L’appel des Oulémas et des évêques du Niger a eu des résonances chez Bébé Walada dite Tantie Justine : elle vient de composer une chanson pour «la paix au Niger». Installée au Niger depuis 2007, cette Togolaise née le 27 avril 1978 à Akaba Anié s’était révélée avec deux précédents albums CD : «Lonlon» ou «Amour» pressé en 2015 à Accra au Ghana en 700 exemplaires et «Cameli» ou «le temps de Dieu» sorti par la même filière en 2018-2019.
Auteur, compositeur et interprète de ses œuvres chantées en Kabyé, Français et Mina, Bébé Walada est aussi, jusqu’ici, sa propre productrice. Et pour cause : «beaucoup de producteurs que j’avais approchés voulaient des rapports avec moi avant toute chose», regrette-elle. C’est pourquoi, en cette année de grâce 2021, elle sollicite l’appui du ministère en charge de la Culture du Niger pour son album «la paix au Niger» qu’elle va décliner en Zarma et Français ; la production pourrait être précédée ou accompagnée d’une tournée nationale en solo ou en compagnie d’artistes nigériens de renom.
Mais, qui est donc Bébé Walada ? Si on vous dit qu’elle chante sur des airs Gospel, on vous aura mis dans la bonne direction pour la situer. Bébé avoue tout de go : «J’ai trop souffert». En effet, la vie n’a pas été tendre avec elle. Tombée enceinte en classe de sixième au collège, elle perd son père, joueur de flûte et de tambour, en 1986 et sa mère, qui s’adonnait à l’élevage de cochons et de volaille, le suit dans la tombe en 2005.
Dès lors, Bébé va multiplier les expériences pour survivre. Après un mariage raté, Bébé Walada arrive au Niger et s’exerce dans divers domaines : elle s’occupe de machines à sous, devient aide menuisière à Niamey après avoir exercé dans son Togo natal comme laveuse de voitures, gardienne, vendeuse de bois dans le train allant de Blitta à Lomé.
Mais, deux atouts vont lui permettre de sortir de la misère crasse.

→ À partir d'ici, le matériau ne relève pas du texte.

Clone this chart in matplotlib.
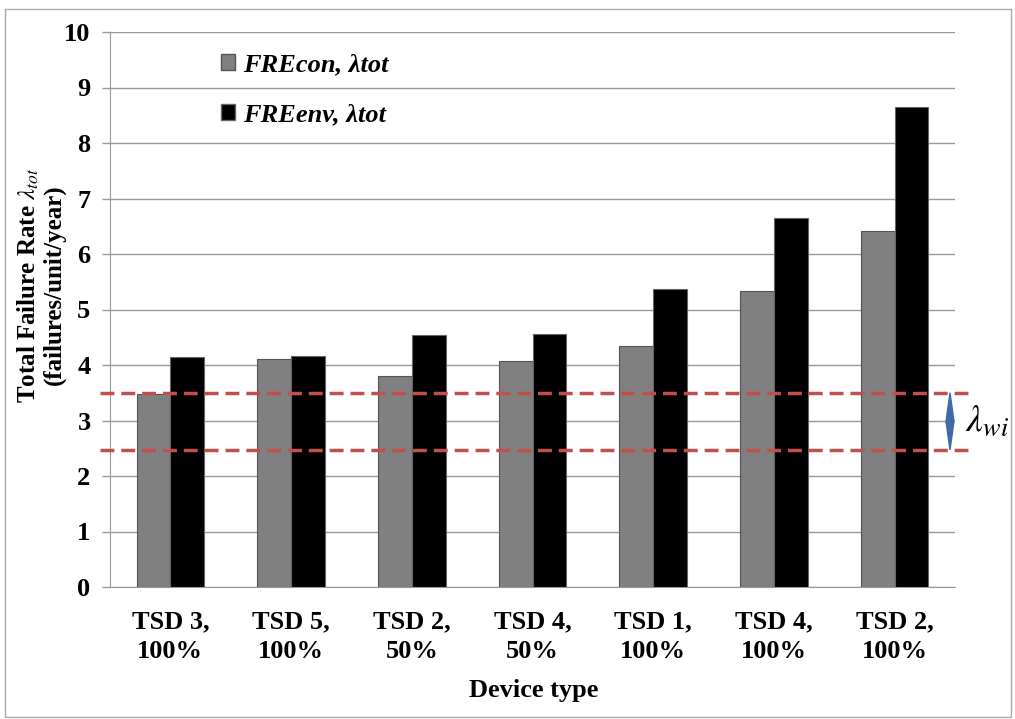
import matplotlib
matplotlib.use("Agg")
import matplotlib.pyplot as plt
from matplotlib.patches import Polygon, Rectangle, Patch
import numpy as np

plt.rcParams['font.family'] = ['Liberation Serif', 'DejaVu Serif']
plt.rcParams['mathtext.fontset'] = 'stix'

categories = ["TSD 3,\n100%", "TSD 5,\n100%", "TSD 2,\n50%", "TSD 4,\n50%",
              "TSD 1,\n100%", "TSD 4,\n100%", "TSD 2,\n100%"]
fre_con = [3.47, 4.11, 3.80, 4.07, 4.34, 5.33, 6.41]
fre_env = [4.14, 4.17, 4.54, 4.55, 5.37, 6.65, 8.65]
series_labels = ["FREcon, λtot", "FREenv, λtot"]
band_low, band_high = 2.47, 3.50
yticks = list(range(0, 11))

W, H = 1015, 719
fig = plt.figure(figsize=(W/100, H/100), dpi=100)
ax = fig.add_axes([110/W, 1-587/H, 845/W, 555/H])

x = np.arange(len(categories))
bw = 0.28
ax.bar(x - bw/2, fre_con, bw, color='#808080', edgecolor='#555555', linewidth=0.8, zorder=3)
ax.bar(x + bw/2, fre_env, bw, color='#000000', edgecolor='#666666', linewidth=0.8, zorder=3)

ax.set_xlim(-0.5, len(categories) - 0.5)
ax.set_ylim(0, 10)
ax.set_yticks(yticks)
ax.set_yticklabels([str(t) for t in yticks], fontsize=19, fontweight='bold')
ax.set_xticks(x)
ax.set_xticklabels(categories, fontsize=19, fontweight='bold', linespacing=1.35)
ax.tick_params(axis='x', length=0, pad=17)
ax.tick_params(axis='y', length=6, color='#999999', width=1, pad=8, direction='out')
ax.grid(axis='y', color='#999999', linewidth=1, zorder=0)
for s in ['top', 'right']:
    ax.spines[s].set_visible(False)
ax.spines['left'].set_color('#999999')
ax.spines['bottom'].set_color('#999999')

# dashed band lines
xa0, xa1 = (100-110)/845, (968-110)/845
for yv in (band_low, band_high):
    ax.plot([xa0, xa1], [yv, yv], transform=ax.get_yaxis_transform(),
            color='#C0504D', linewidth=2.5, linestyle=(0, (4, 2)), clip_on=False, zorder=4)

# lambda_wi marker
xc = (950-110)/845
wd = 4/845
ymid = (band_low + band_high)/2
poly = Polygon([[xc, band_high], [xc+wd, ymid], [xc, band_low], [xc-wd, ymid]],
               closed=True, transform=ax.get_yaxis_transform(), color='#3E6AA8',
               clip_on=False, zorder=5)
ax.add_patch(poly)
ax.text((965-110)/845, ymid, r"$\lambda_{wi}$", transform=ax.get_yaxis_transform(),
        fontsize=27, va='center', ha='left')

# legend
handles = [Patch(facecolor='#808080', edgecolor='#555555'), Patch(facecolor='#000000', edgecolor='#666666')]
fig.legend(handles, series_labels, loc='upper left',
           bbox_to_anchor=(197/W, 1-30/H), frameon=False,
           prop={'family': 'Liberation Serif', 'weight': 'bold', 'style': 'italic', 'size': 19},
           handlelength=0.55, handleheight=0.55, handletextpad=0.3, labelspacing=1.0)

fig.text(534/W, 1-690/H, "Device type", ha='center', va='center', fontsize=19, fontweight='bold')
fig.text(41/W, 1-285/H, r"Total Failure Rate $\boldsymbol{\lambda_{tot}}$" + "\n(failures/unit/year)",
         rotation=90, ha='center', va='center', fontsize=18, fontweight='bold', linespacing=1.05)

# outer frame
fig.patches.append(Rectangle((5/W, 1-717/H), 1006/W, 708/H, transform=fig.transFigure,
                             fill=False, edgecolor='#AAAAAA', linewidth=1))

fig.savefig("out.png", dpi=100)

D’abord, Bébé apprend à préparer les recettes culinaires … arabes. Et se spécialiser dans la préparation de la sauce «gombo» qu’elle décline en trois recettes surtout que, dit-elle, le gombo a des vertus insoupçonnées. Ainsi, elle se taille une bonne réputation dans divers restos où elle sert avant d’ouvrir le sien propre non loin du premier échangeur de Niamey. «Il me faut juste les commandes des entreprises et autres services de l’Etat pour transformer l’essai», implore Bébé Walada.
Ensuite, en tant qu’ancienne de la chorale de son collège au Togo, Bébé se souvient qu’elle a une belle voix : elle s’était mise alors à composer et interpréter des chants Gospel qui ont rencontré un succès d’estime dans certains «maquis» de Niamey. Aussi, avec ses économies, elle se rend en 2015 à Accra au Ghana pour y faire presser son premier album vendu au Ghana même mais aussi au Burkina Faso, en Côte d’Ivoire, au Niger et au Togo. Elle l’a produit sur fonds propres pour un montant de 1.150.000 FCFA environ. Rebelote en 2018-2019 donc avec un deuxième album financé grâce aux bénéfices rapportés par «Lonlon». Si «Cameli» ou «le temps de Dieu» a coûté 1.350.000 FCFA à Bébé mais n’a pas encore été lancé sur le marché, l’artiste veut que le troisième album en gestation («la paix au Niger») soit un DVD avec un clip tourné à Niamey même. En reconnaissance au pays qui lui a offert le couvert et le gîte, sans tambour ni trompette.
Quand on voit ce charmant bout de femme d’un noir de jais dépenser autant d’énergie pour se réaliser, on a envie de l’aider à s’accomplir et à lui donner une deuxième chance dans la vie.